> _What you should do_:
Find the string "matplotlib" in the listing and report every line that has it.

────────────────

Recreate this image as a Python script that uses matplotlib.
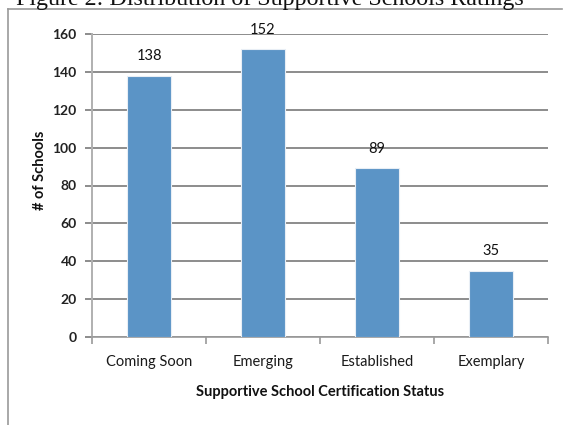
import matplotlib
matplotlib.use("Agg")
import matplotlib.pyplot as plt
from matplotlib.lines import Line2D
import numpy as np

categories = ["Coming Soon", "Emerging", "Established", "Exemplary"]
schools = [138, 152, 89, 35]
y_ticks = [0, 20, 40, 60, 80, 100, 120, 140, 160]

W, H = 564, 425
fig = plt.figure(figsize=(W / 100, H / 100), dpi=100)
fig.patch.set_facecolor("white")

# Document frame around the chart
fig.add_artist(Line2D([8 / W, 8 / W], [0, 1 - 9 / H], color="#9a9a9a", lw=1.2))
fig.add_artist(Line2D([8 / W, 562 / W], [1 - 9 / H, 1 - 9 / H], color="#9a9a9a", lw=1.2))

# Caption sitting above the frame (clipped by the top edge)
fig.text(270 / W, 1 - 5 / H, "Figure 2: Distribution of Supportive Schools Ratings",
         ha="center", va="baseline", family="Liberation Serif", fontsize=17.3,
         color="#111111")

ax = fig.add_axes([92 / W, 1 - 337 / H, (548 - 92) / W, (337 - 34) / H])
x = np.arange(len(categories))
ax.bar(x, schools, width=0.39, color="#5b94c6", edgecolor="#e8eef5", linewidth=0.8, zorder=3)

ax.set_xlim(-0.5, len(categories) - 0.5)
ax.set_ylim(0, 160)
ax.set_yticks(y_ticks)
ax.set_yticklabels([str(v) for v in y_ticks], family="Lato", fontweight="bold",
                   fontsize=10, color="#222222")
ax.grid(axis="y", color="#8c8c8c", lw=1.4, zorder=0)
ax.set_axisbelow(True)

# Category labels centred under bars, tick marks on category boundaries
ax.set_xticks(np.arange(len(categories) + 1) - 0.5)
ax.set_xticklabels([])
ax.tick_params(axis="x", length=5, width=1.2, color="#9a9a9a", direction="out")
ax.tick_params(axis="y", length=5, width=1.4, color="#8c8c8c", direction="out", pad=6)
for xi, name in zip(x, categories):
    ax.text(xi, -13, name, ha="center", va="center", family="Lato", fontsize=10.5,
            color="#1a1a1a")

for xi, v in zip(x, schools):
    ax.text(xi, v + 6.5, str(v), ha="center", va="bottom", family="Lato", fontsize=10.5,
            color="#111111")

for side in ["top", "right"]:
    ax.spines[side].set_visible(False)
ax.spines["left"].set_color("#b0b0b0")
ax.spines["left"].set_linewidth(1.4)
ax.spines["bottom"].set_color("#9a9a9a")
ax.spines["bottom"].set_linewidth(1.2)

fig.text(320 / W, 1 - 392 / H, "Supportive School Certification Status", ha="center",
         va="center", family="Lato", fontweight="bold", fontsize=10.5, color="#111111")
fig.text(40 / W, 1 - 170 / H, "# of Schools", ha="center", va="center", rotation=90,
         family="Lato", fontweight="bold", fontsize=10.5, color="#111111")

fig.savefig("out.png", dpi=100, facecolor="white")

────────────────

> _Final result_:
Recreate this image as a Python script that uses matplotlib.
import matplotlib
matplotlib.use("Agg")
import matplotlib.pyplot as plt
from matplotlib.lines import Line2D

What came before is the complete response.